> [REQUEST]: Word for word, print each line of the listing below; pictures stay out.

> [DATA PROVIDED]:
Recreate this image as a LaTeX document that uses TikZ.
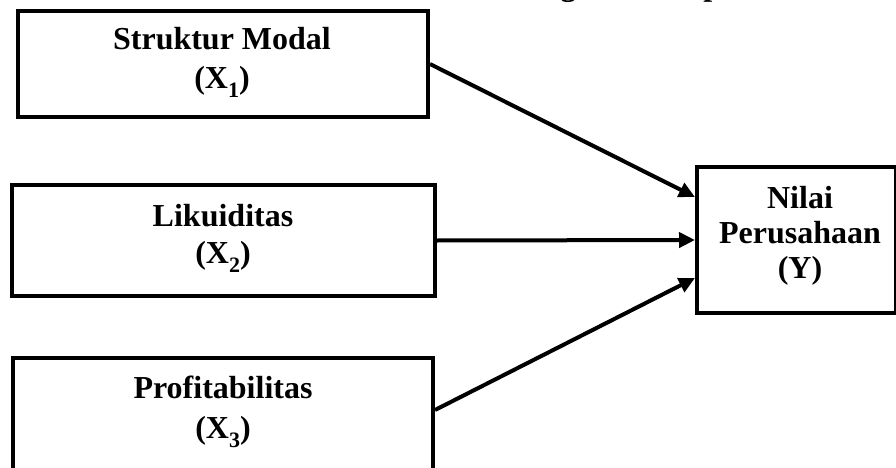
\documentclass[tikz,border=0pt]{standalone}
\usepackage{fontspec}
\setmainfont{Liberation Serif}
\usetikzlibrary{arrows.meta}
\newcommand{\mysub}[1]{\raisebox{-9pt}{\fontsize{22}{22}\selectfont #1}}
\begin{document}
\begin{tikzpicture}[x=1pt,y=-1pt,
  box/.style={draw,line width=4pt,inner sep=0pt},
  txt/.style={align=center,inner sep=0pt,font=\bfseries\fontsize{32}{#1}\selectfont},
  arr/.style={line width=4pt,-{Triangle[length=16pt,width=15pt]}}]
\useasboundingbox (0,0) rectangle (896,468);
\clip (0,0) rectangle (896,468);
\node[txt=38,anchor=base west] (title) at (473,-4.6) {Kerangka Konseptual};
\node[box,minimum width=410pt,minimum height=106pt] (b1) at (223,64) {};
\node[box,minimum width=423pt,minimum height=111pt] (b2) at (223.5,240.5) {};
\node[box,minimum width=420pt,minimum height=162pt] (b3) at (223,439) {};
\node[box,minimum width=199pt,minimum height=146pt] (y) at (796.5,240) {};
\node[txt=39] (t1) at (222,62) {Struktur Modal\\(X\mysub{1})};
\node[txt=37] (t2) at (223,238) {Likuiditas\\(X\mysub{2})};
\node[txt=40] (t3) at (223,411.5) {Profitabilitas\\(X\mysub{3})};
\node[txt=35] (ty) at (800,235.5) {Nilai\\Perusahaan\\(Y)};
\draw[arr] (b1.east) -- ([yshift=43pt]y.west);
\draw[arr] (b2.east) -- (y.west);
\draw[arr] ([yshift=29pt]b3.east) -- ([yshift=-38pt]y.west);
\end{tikzpicture}
\end{document}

> [SOLUTION FOR THIS TASK]:
Recreate this image as a LaTeX document that uses TikZ.
\documentclass[tikz,border=0pt]{standalone}
\usepackage{fontspec}
\setmainfont{Liberation Serif}
\usetikzlibrary{arrows.meta}
\newcommand{\mysub}[1]{\raisebox{-9pt}{\fontsize{22}{22}\selectfont #1}}
\begin{document}
\begin{tikzpicture}[x=1pt,y=-1pt,
  box/.style={draw,line width=4pt,inner sep=0pt},
  txt/.style={align=center,inner sep=0pt,font=\bfseries\fontsize{32}{#1}\selectfont},
  arr/.style={line width=4pt,-{Triangle[length=16pt,width=15pt]}}]
\useasboundingbox (0,0) rectangle (896,468);
\clip (0,0) rectangle (896,468);
\node[txt=38,anchor=base west] (title) at (473,-4.6) {Kerangka Konseptual};
\node[box,minimum width=410pt,minimum height=106pt] (b1) at (223,64) {};
\node[box,minimum width=423pt,minimum height=111pt] (b2) at (223.5,240.5) {};
\node[box,minimum width=420pt,minimum height=162pt] (b3) at (223,439) {};
\node[box,minimum width=199pt,minimum height=146pt] (y) at (796.5,240) {};
\node[txt=39] (t1) at (222,62) {Struktur Modal\\(X\mysub{1})};
\node[txt=37] (t2) at (223,238) {Likuiditas\\(X\mysub{2})};
\node[txt=40] (t3) at (223,411.5) {Profitabilitas\\(X\mysub{3})};
\node[txt=35] (ty) at (800,235.5) {Nilai\\Perusahaan\\(Y)};
\draw[arr] (b1.east) -- ([yshift=43pt]y.west);
\draw[arr] (b2.east) -- (y.west);
\draw[arr] ([yshift=29pt]b3.east) -- ([yshift=-38pt]y.west);
\end{tikzpicture}
\end{document}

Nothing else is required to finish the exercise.